Three and a half stars

Wild Tales Ricardo Darín, Oscar Martínez, Leonardo Sbaraglia, Érica Rivas. Directed by Damián Szifrón. Rated R. Opens Friday.

Darkly comic anthology film Wild Tales makes for an unlikely Oscar nominee (it lost this year’s award for Best Foreign Language Film to Ida), but the Academy deserves credit for bringing Argentinean writer-director Damián Szifrón’s film to a wider audience. A more sophisticated, less gory version of movies like the V/H/S series, Wild Tales features six segments that start with mundane events before building to violence, betrayal and (sometimes) death.

Although Wild Tales is the work of a single filmmaker, it’s as inconsistent as most anthology films, with a couple of segments that end in disappointing anticlimaxes. The best segments are the first and last, which are the shortest and longest, respectively. The opener is a simple, Twilight Zone-style gag about the passengers on a plane realizing they have something very unfortunate in common, while the closer is a lengthy, slow-burn look at a wedding that descends into chaos and anger.

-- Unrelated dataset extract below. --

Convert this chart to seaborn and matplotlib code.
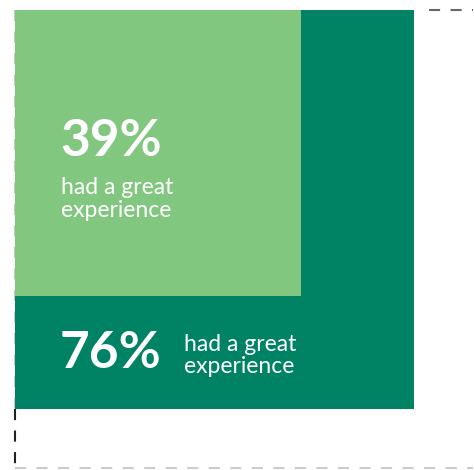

Those two stories demonstrate Szifrón’s versatility: He can deliver a stylish, nasty punchline, but he can also construct well-rounded characters whose despicable actions come from understandable places. Even in the segments whose storytelling stalls, Szifrón’s visual style is fluid and dynamic, with precise framing that accentuates a joke or a thrill, or sometimes both at once. The deft mix of tones keeps Wild Tales fresh and surprising, and whenever a story seems to be losing momentum, the movie switches gears and presents something new.